Posted by: jonatc at Jun 8, 2010 10:30:54 PM
Once again, Crazy Uncle Jimmy bravely shoots fish in a barrel. I don't disagree with any of his assessments, but I fail to see how this does anything but make him (and those who read him) feel smugly better about themselves.
Posted by: Reid Davis at Jun 9, 2010 1:03:06 PM
Reid,
My experience from charrettes is that if you want people to vote for a new project, don't invite Jim to speak. But if you want someone to shake up their thinking, then Jim's your guy.
A week after he speaks the locals are defensive and negative. But a year after he speaks, people realize that he made a lot of sense.
Atlanta is very self-congratulatory. The City Fathers can use a little shaking up, IMO. A lot of terrible things have been built, but you'd never guess that from listening to them.
Posted by: John Massengale at Jun 9, 2010 11:12:57 PM
I've never been to Detroit, so I won't say anything about the Reneissance Center, but Embarcadero Center and Golden Gateway apartments in San Francisco are definitely not examples of a successful neighborhood.
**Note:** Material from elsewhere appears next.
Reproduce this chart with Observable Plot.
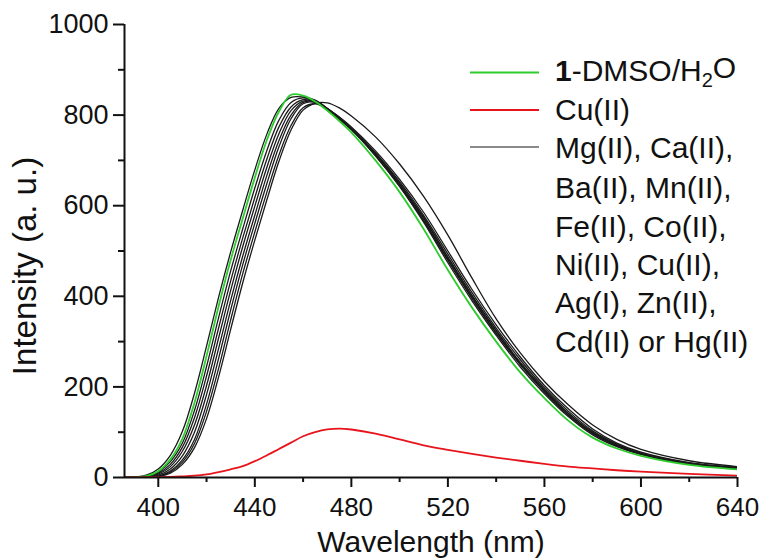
<!DOCTYPE html>
<html><head><meta charset="utf-8">
<script src="https://cdn.jsdelivr.net/npm/d3@7"></script>
<script src="https://cdn.jsdelivr.net/npm/@observablehq/plot@0.6"></script>
<style>
body{margin:0;background:#fff;}
#chart{position:relative;width:764px;height:558px;}
</style></head><body><div id="chart"></div>
<script>
const wavelengths = [385,390,395,400,405,410,415,420,425,430,435,440,445,450,455,460,465,470,475,480,490,500,510,520,530,540,550,560,570,580,590,600,620,640];
// 1-DMSO/H2O (green)
const dmsoH2O = [0,0.5,3,14,40,86,165,268,378,480,572,662,745,808,845,843,830,810,787,762,700,630,548,458,375,300,232,175,125,88,64,48,28,18];
// Cu(II) (red)
const cuII = [0,0.2,0.5,1,1.5,2.5,4,7,12,18,25,36,49,63,77,91,100,106,108,106,97,84,71,61,52,44,37,30,24,20,16,13,8,4];
// other metal ions (black)
const ionsA = [0,1,5,19,49,102,186,290,398,498,590,679,758,815,839,840,833,815,793,769,710,642,563,474,390,314,244,185,134,94,68,51,30,19];
const ionsB = [0,0.4,2.5,12,35,76,148,245,353,456,549,639,722,789,828,838,832,815,795,771,713,646,568,481,397,320,250,190,138,97,70,52,30,19];
const ionsC = [0,0.3,2,9.6,29,67,132,224,330,434,529,618,703,774,818,834,832,814,791,768,710,644,566,479,395,318,249,189,137,97,70,51,31,21];
const ionsD = [0,0.2,1.5,7.4,24,58,116,203,308,413,510,599,685,759,810,831,830,814,794,771,716,650,574,487,402,325,254,194,142,100,72,53,31,20];
const ionsE = [0,0.1,1,5.2,19,48,100,183,285,391,489,579,667,744,800,828,829,811,791,768,713,647,572,485,401,324,253,193,141,100,72,53,31,22];
const ionsF = [0,0,0.5,3,14,39,84,162,263,370,470,561,649,730,792,825,828,813,794,771,717,653,578,493,408,330,260,198,146,103,74,54,32,23];
const ionsG = [0,0,0.4,2.4,11.5,34,75,146,241,348,450,542,630,712,777,816,825,814,796,774,721,658,585,500,415,337,266,203,151,107,76,56,33,21];
const ionsH = [0,0,0.3,2,9.4,29,66,130,222,327,430,524,613,698,767,811,826,827,816,798,752,692,620,535,440,350,275,212,160,116,84,62,37,24];

const xMajorTicks = [400,440,480,520,560,600,640];
const xMinorTicks = [420,460,500,540,580,620];
const yMajorTicks = [0,200,400,600,800,1000];
const yMinorTicks = [100,300,500,700,900];
const xDomain = [386, 640];
const yDomain = [0, 1000];

const legendLabels = ["Cu(II)", "Mg(II), Ca(II),", "Ba(II), Mn(II),", "Fe(II), Co(II),", "Ni(II), Cu(II),", "Ag(I), Zn(II),", "Cd(II) or Hg(II)"];

const toRows = (vals, s) => wavelengths.map((w, i) => ({w, v: vals[i], s}));
const blackRows = [ionsA, ionsB, ionsC, ionsD, ionsE, ionsF, ionsG, ionsH].flatMap((a, k) => toRows(a, "ion" + k));
const greenRows = toRows(dmsoH2O, "dmso");
const redRows = toRows(cuII, "cu");

const FONT = "'Liberation Sans', Arial, Helvetica, sans-serif";
const chart = Plot.plot({
  width: 764, height: 558,
  marginLeft: 124, marginRight: 27, marginTop: 24, marginBottom: 81,
  x: {domain: xDomain},
  y: {domain: yDomain},
  style: {fontFamily: FONT, background: "#fff", color: "#111"},
  marks: [
    Plot.line(blackRows, {x: "w", y: "v", z: "s", stroke: "#1a1a1a", strokeWidth: 1.3, curve: "catmull-rom", clip: true}),
    Plot.line(greenRows, {x: "w", y: "v", stroke: "#2ccc2c", strokeWidth: 1.8, curve: "catmull-rom", clip: true}),
    Plot.line(redRows, {x: "w", y: "v", stroke: "#e8141c", strokeWidth: 1.8, curve: "catmull-rom", clip: true}),
    Plot.axisX(xMajorTicks, {tickSize: 10, tickPadding: 10, strokeWidth: 2, fontSize: 26, label: null, tickFormat: d => String(d)}),
    Plot.axisX(xMinorTicks, {tickSize: 5, strokeWidth: 2, label: null, tickFormat: () => ""}),
    Plot.axisY(yMajorTicks, {tickSize: 11, tickPadding: 5, strokeWidth: 2, fontSize: 27, label: null, tickFormat: d => String(d)}),
    Plot.axisY(yMinorTicks, {tickSize: 6, strokeWidth: 2, label: null, tickFormat: () => ""}),
    Plot.ruleY([yDomain[0]], {stroke: "#111", strokeWidth: 2}),
    Plot.ruleX([xDomain[0]], {stroke: "#111", strokeWidth: 2}),
    Plot.text(["Wavelength (nm)"], {frameAnchor: "bottom", textAnchor: "middle", lineAnchor: "middle", dy: 65, fontSize: 30, fill: "#111"}),
    Plot.text(["Intensity (a. u.)"], {frameAnchor: "left", textAnchor: "middle", lineAnchor: "middle", rotate: -90, dx: -99, dy: 15, fontSize: 33, fill: "#111"})
  ]
});
document.getElementById("chart").appendChild(chart);

// legend
const svg = d3.select(chart);
const lg = svg.append("g").attr("font-family", FONT).attr("font-size", 30).attr("fill", "#111").attr("text-anchor", "start");
const lineItems = [["#2ccc2c", 72.5], ["#e8141c", 110], ["#8a8a8a", 147]];
lineItems.forEach(([c, y]) => lg.append("line").attr("x1", 470).attr("x2", 539).attr("y1", y).attr("y2", y).attr("stroke", c).attr("stroke-width", 2.2));
const rowY = [70, 109, 147, 187, 226, 264, 302, 341];
const t0 = lg.append("text").attr("x", 555).attr("y", rowY[0]).attr("dy", "0.35em");
t0.append("tspan").attr("font-weight", "bold").text("1");
t0.append("tspan").text("-DMSO/H");
t0.append("tspan").attr("font-size", 20).attr("dy", "0.3em").text("2");
t0.append("tspan").attr("dy", "-0.3em").text("O");
legendLabels.forEach((s, i) => lg.append("text").attr("x", 555).attr("y", rowY[i + 1]).attr("dy", "0.35em").text(s));
</script></body></html>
Embarcadero Center virtually deserted after 5 pm. Few stores are open in the evening or on weekends. The streets around the Embarcadero Center do not have much life thanks to the above-ground promenade connecting the buildings.
The apartment buildings next door are built on a huge parking podiums with lots of blank walls. There are townhouses next to the towers on those podiums, but they are completely isolated from the streets below.
PS John, the song that you have in the right column of the blog, "NINETY-NINE AND A HALF WON'T DO” doesn't work. It says my computer is not authorized to play it.
Posted by: eugene at Jun 19, 2010 11:16:45 PM
I'm not sure what Reid's point is??? There is never a role for criticism? Cannot he see a need to, as John points out, shake theings up so that maybe better building, better zoning, better ways of designing communities, results? Or are we to remain silent and accepting of what our corporate and municipal betters give us?
Posted by: Brian M at Jun 22, 2010 2:02:01 PM
I wasn't saying there's never a role for criticism, just that Kuntsler's abrasive, over-the-top style is unlikely to produce the kind of results that a more bridge-building style would... if it produces results at all. As an Atlanta local, I agree with the criticisms in these pictures, but I also recognize that he did some cherry picking to determine his vistas.
And yes, our local leaders are obnoxiously, abrasively self-congratulatory. Which is all the more reason why someone like Kunstler is unlikely to get through to them. They don't even speak a common language.